Which lines below hold the word "matplotlib"? Copy all of them.
★ ★ ★ ★ ★
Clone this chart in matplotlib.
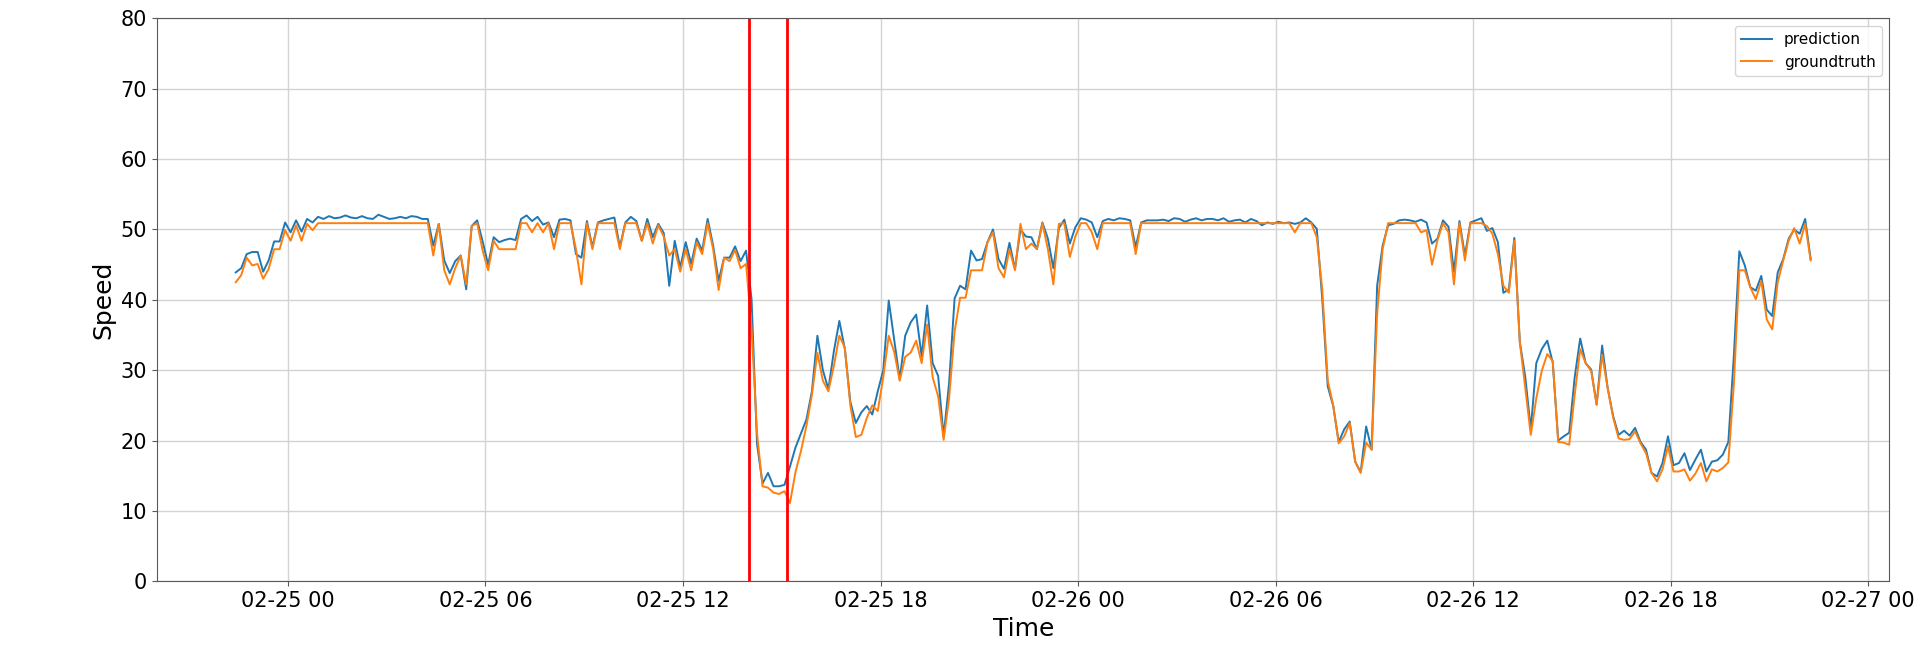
import matplotlib
matplotlib.use('Agg')
import matplotlib.pyplot as plt
import matplotlib.dates as mdates
import pandas as pd

# 10-minute samples, starting 02-24 22:25
start = '2019-02-24 22:25'
step = '10min'

prediction = [
    43.9, 44.5, 46.5, 46.8, 46.8, 44.0, 45.6, 48.3, 48.3, 51.0, 49.6, 51.3, 49.7, 51.5, 51.0, 51.8,
    51.5, 51.9, 51.6, 51.7, 52.0, 51.7, 51.6, 51.9, 51.6, 51.5, 52.1, 51.8, 51.5,
    51.6, 51.8, 51.6, 51.9, 51.8, 51.5, 51.5, 47.7, 50.8, 45.6, 43.8, 45.5, 46.3, 41.5, 50.5,
    51.3, 48.3, 45.0, 48.9, 48.2, 48.5, 48.7, 48.5, 51.5, 52.0, 51.2, 51.8, 50.7, 51.0,
    48.9, 51.4, 51.5, 51.3, 46.5, 46.0, 51.2, 47.5, 51.0, 51.3, 51.5, 51.7, 47.5, 51.0, 51.8,
    51.2, 48.4, 51.5, 48.9, 50.8, 49.5, 42.0, 48.4, 44.6, 48.2, 45.1, 48.7, 47.0, 51.5,
    47.7, 42.7, 46.0, 46.0, 47.6, 45.5, 47.0, 40.1, 19.5, 13.9, 15.4, 13.5, 13.5, 13.7, 16.3,
    19.0, 21.0, 23.0, 27.0, 34.9, 30.0, 27.3, 32.7, 37.0, 33.0, 25.5, 22.5, 24.0, 24.9,
    23.7, 27.0, 30.0, 39.9, 34.3, 28.7, 34.9, 36.8, 37.9, 32.0, 39.2, 31.0, 29.2, 20.6, 28.2,
    40.2, 42.0, 41.5, 47.0, 45.6, 45.8, 48.2, 50.0, 45.8, 44.4, 48.1, 44.4, 50.0, 49.0,
    48.9, 47.2, 51.0, 48.7, 44.5, 50.2, 51.4, 48.0, 50.3, 51.6, 51.4, 51.0, 48.9, 51.2, 51.5,
    51.3, 51.6, 51.5, 51.3, 47.5, 51.0, 51.3, 51.3, 51.3, 51.4, 51.2, 51.6, 51.5, 51.1, 51.4,
    51.6, 51.3, 51.5, 51.5, 51.3, 51.6, 51.1, 51.3, 51.4, 51.0, 51.5, 51.2, 50.6, 51.0, 50.8,
    51.1, 50.9, 51.0, 50.8, 51.0, 51.6, 51.0, 50.1, 40.1, 27.7, 24.9, 19.8, 21.6, 22.7,
    17.0, 15.5, 22.0, 18.7, 42.0, 47.7, 50.6, 50.8, 51.3, 51.4, 51.3, 51.1, 51.4, 51.0, 48.0,
    48.7, 51.3, 50.4, 44.0, 51.2, 46.3, 51.0, 51.3, 51.6, 49.8, 50.2, 48.2, 41.0, 41.5,
    48.8, 34.0, 29.0, 21.6, 31.0, 33.0, 34.2, 31.1, 20.0, 20.6, 21.1, 29.0, 34.5, 31.0, 30.1,
    25.1, 33.5, 27.5, 23.5, 20.8, 21.4, 20.7, 21.8, 19.8, 18.7, 15.4, 14.9, 16.8, 20.6,
    16.5, 16.8, 18.2, 15.8, 17.3, 18.7, 15.6, 17.0, 17.2, 18.0, 19.8, 32.0, 46.9,
    44.9, 41.8, 41.3, 43.4, 38.6, 37.7, 43.9, 45.8, 48.7, 50.0, 49.4, 51.5, 45.8,
]

groundtruth = [
    42.5, 43.5, 46.0, 44.9, 45.1, 43.0, 44.4, 47.2, 47.2, 49.9, 48.4, 50.6, 48.4, 50.8, 49.9, 50.9,
    50.9, 50.9, 50.9, 50.9, 50.9, 50.9, 50.9, 50.9, 50.9, 50.9, 50.9, 50.9, 50.9,
    50.9, 50.9, 50.9, 50.9, 50.9, 50.9, 50.9, 46.3, 50.8, 44.2, 42.2, 44.5, 46.3, 42.2, 50.5,
    50.9, 47.0, 44.2, 48.4, 47.2, 47.2, 47.2, 47.2, 50.9, 50.9, 49.6, 50.9, 49.6, 50.9,
    47.2, 50.9, 50.9, 50.9, 47.2, 42.2, 50.9, 47.2, 50.9, 50.9, 50.9, 50.9, 47.2, 50.9, 50.9,
    50.9, 48.4, 50.9, 48.0, 50.6, 49.0, 46.3, 47.2, 44.0, 47.2, 44.2, 48.2, 46.5, 50.9,
    47.2, 41.4, 46.0, 45.5, 47.1, 44.5, 45.1, 36.0, 21.0, 13.5, 13.3, 12.6, 12.4, 12.8, 11.1,
    15.5, 18.5, 22.1, 26.5, 32.5, 28.5, 27.0, 30.6, 34.9, 33.2, 25.0, 20.5, 20.8, 23.2,
    25.0, 24.2, 29.0, 34.9, 32.6, 28.5, 31.9, 32.5, 34.2, 31.0, 36.5, 29.0, 26.3, 20.1, 26.0,
    35.5, 40.3, 40.3, 44.2, 44.2, 44.2, 48.2, 49.6, 44.5, 43.2, 47.2, 44.2, 50.8, 47.2,
    48.0, 47.2, 50.9, 47.2, 42.2, 50.8, 50.9, 46.1, 49.0, 50.9, 50.9, 49.6, 47.2, 50.9, 50.9,
    50.9, 50.9, 50.9, 50.9, 46.5, 50.9, 50.9, 50.9, 50.9, 50.9, 50.9, 50.9, 50.9, 50.9, 50.9,
    50.9, 50.9, 50.9, 50.9, 50.9, 50.9, 50.9, 50.9, 50.9, 50.9, 50.9, 50.9, 50.9, 50.9, 50.9,
    50.9, 50.9, 50.9, 49.6, 50.9, 50.9, 50.9, 48.9, 41.5, 28.5, 25.0, 19.6, 20.6, 22.5,
    17.0, 15.4, 19.7, 18.7, 38.0, 47.2, 50.9, 50.9, 50.9, 50.9, 50.9, 50.9, 49.6, 49.9, 45.0,
    48.5, 50.9, 49.6, 42.2, 50.9, 45.6, 50.9, 50.9, 50.9, 50.5, 49.4, 46.5, 42.0, 41.0,
    48.4, 34.0, 27.4, 20.8, 26.0, 29.9, 32.3, 31.3, 19.8, 19.7, 19.4, 26.5, 33.0, 31.0, 29.9,
    25.1, 32.2, 27.5, 23.3, 20.3, 20.1, 20.2, 21.3, 19.6, 18.2, 15.4, 14.2, 15.9, 19.2,
    15.6, 15.6, 15.9, 14.3, 15.3, 16.8, 14.2, 15.9, 15.6, 16.1, 16.9, 28.0, 44.2,
    44.2, 41.8, 40.1, 42.7, 37.2, 35.8, 42.5, 45.6, 48.4, 50.2, 48.0, 50.8, 45.6,
]

# red markers
marks = ['2019-02-25 14:00', '2019-02-25 15:10']

times = pd.date_range(start, periods=len(prediction), freq=step)

fig, ax = plt.subplots(figsize=(19.26, 6.59), dpi=100)
fig.subplots_adjust(left=0.0815, right=0.981, top=0.972, bottom=0.118)

ax.plot(times, prediction, color='#1f77b4', lw=1.4, label='prediction')
ax.plot(times, groundtruth, color='#ff7f0e', lw=1.4, label='groundtruth')
for m in marks:
    ax.axvline(pd.Timestamp(m), color='red', lw=2)

ax.set_ylim(0, 80)
ax.xaxis.set_major_locator(mdates.HourLocator(byhour=[0, 6, 12, 18]))
ax.xaxis.set_major_formatter(mdates.DateFormatter('%m-%d %H'))
ax.grid(True, color='#d3d3d3', lw=1)
ax.set_axisbelow(True)
for s in ax.spines.values():
    s.set_color('0.35')

ax.set_xlabel('Time', fontsize=18)
ax.set_ylabel('Speed', fontsize=18)
ax.tick_params(labelsize=15, color='0.35')
ax.legend(loc='upper right', fontsize=11)

fig.savefig('out.png', dpi=100)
★ ★ ★ ★ ★
Response for this exercise:
Clone this chart in matplotlib.
import matplotlib
matplotlib.use('Agg')
import matplotlib.pyplot as plt
import matplotlib.dates as mdates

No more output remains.